According to the Journal, Jewish reaction to this tidbit was split between those who are tickled by the idea of Americans adopting yet another piece of Jewish culture as their own and those who resent it.


In the former view, we should be proud that our rite of passage is no longer exclusive to the Jews in the way that bagels-and-lox, and some Yiddish words, have also become as American as apple pie.

CONSPICUOUS CONSUMPTION
Others apparently worry that these faux Bar/Bat Mitzvahs that feature candlelighting ceremonies for relatives are a mockery of Judaism.


In an age where anti-Semitism is on the rise, some of us can be forgiven for seeing anything — even something as harmlessly stupid as this — as an excuse for worry. But those who wonder about the implications of such silliness have it backward. It's not the non-Jewish kids and their parents who are mocking Judaism; it's the Jews they are copying that are at fault.


In a cliché that has been tossed down from virtually every [non-Orthodox — editor] synagogue pulpit in the country by frustrated rabbis to their indifferent congregations, there is often a lot more bar than there is mitzvah in our coming-of-age rituals these days.
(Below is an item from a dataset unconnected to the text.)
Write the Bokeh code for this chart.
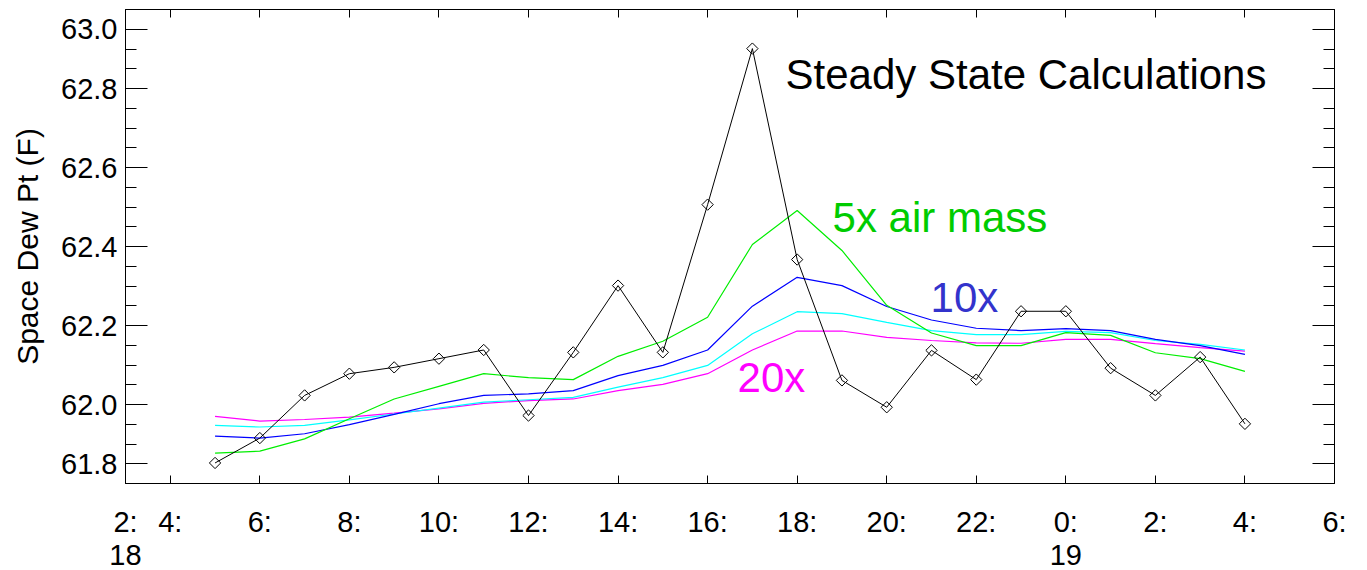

No one suspects that the non-Jewish kids who caught the attention of the Journal had any desire to actually learn Jewish history, Hebrew and study the Torah, and to therefore take on more personal responsibility in their lives or even to adapt any of this to their own faiths. They just wanted a big party. The question that ought to haunt us is how different are they and their parents from all too many of their Jewish counterparts?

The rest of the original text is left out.